The odds aren't just bad — they've been calculated, confirmed, and handed back as a verdict. Survival Against Odds is the shelf where that verdict gets refused.

This is a distinct corner of the genre, and its distinction matters. Survival alone is arithmetic — air, time, ingenuity, the cold math of staying alive. But survival against odds is something more charged: it's the story where the margin has already closed, where every rational observer has written off the outcome, and one person — or a ragged crew, a last outpost, a civilization down to its final generation — decides to keep going anyway. The difference is defiance. These books don't just put characters under pressure; they arrange the universe against them in ways that feel almost personal, then watch what kind of fire the pressure strikes.

Science fiction is uniquely built for this. The genre can engineer threat at any scale — the stranded pilot with a cracked suit and seventeen hours of oxygen, the colony ship that arrives to find the planet already claimed by something that's been waiting, the resistance that survives a planetary occupation on salvaged parts and sheer stubbornness. It can make probability itself feel like an antagonist with a personality. And because SF tends to trust its protagonists' intelligence, the clawback is rarely about luck — it's about the gap between what a situation allows and what a determined mind can make it allow, measured in inches and improvisation.

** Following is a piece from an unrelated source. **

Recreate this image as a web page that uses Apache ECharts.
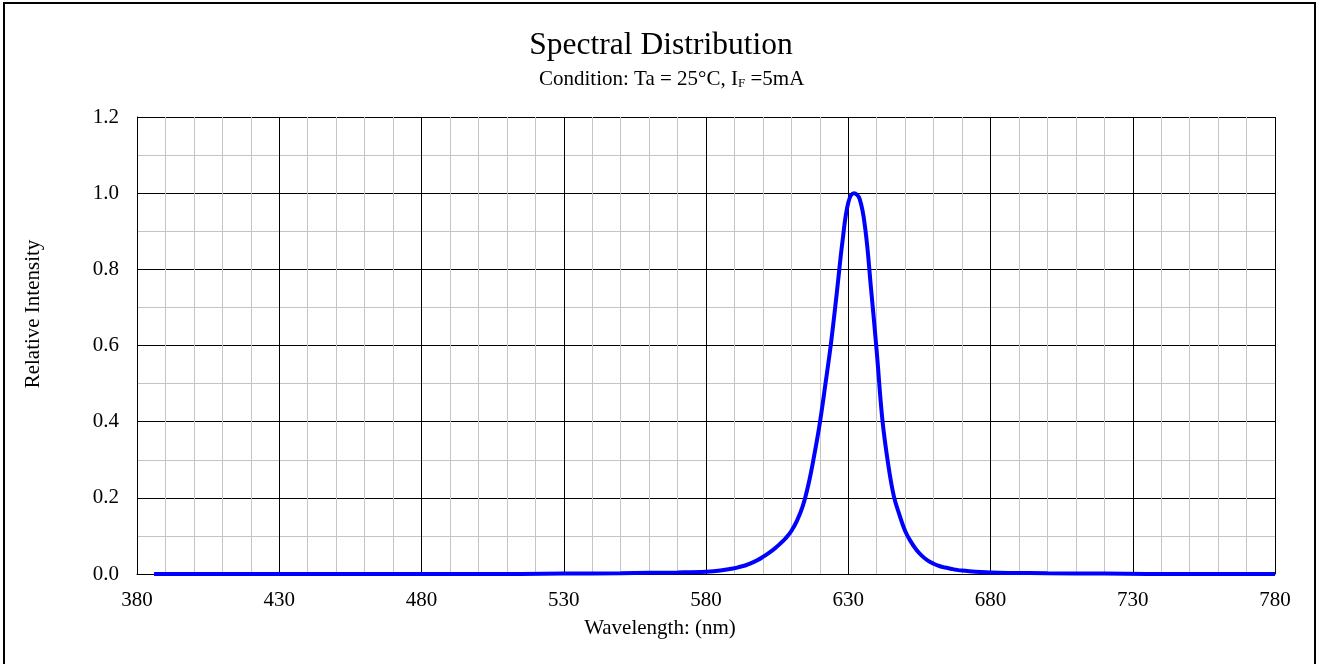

What elevates the best of these stories beyond action is what the impossible situation reveals. When the window is that narrow, characters stop performing and start being. Values become choices, alliances get tested at the seam, and the question of who deserves to make it out becomes as urgent as whether anyone will. The math is the frame — the human reckoning inside it is the story.

If you read for the specific electricity of a protagonist who knows exactly how unlikely this is and moves forward anyway, this shelf was built for you. Some victories only exist because someone refused to do the sensible thing.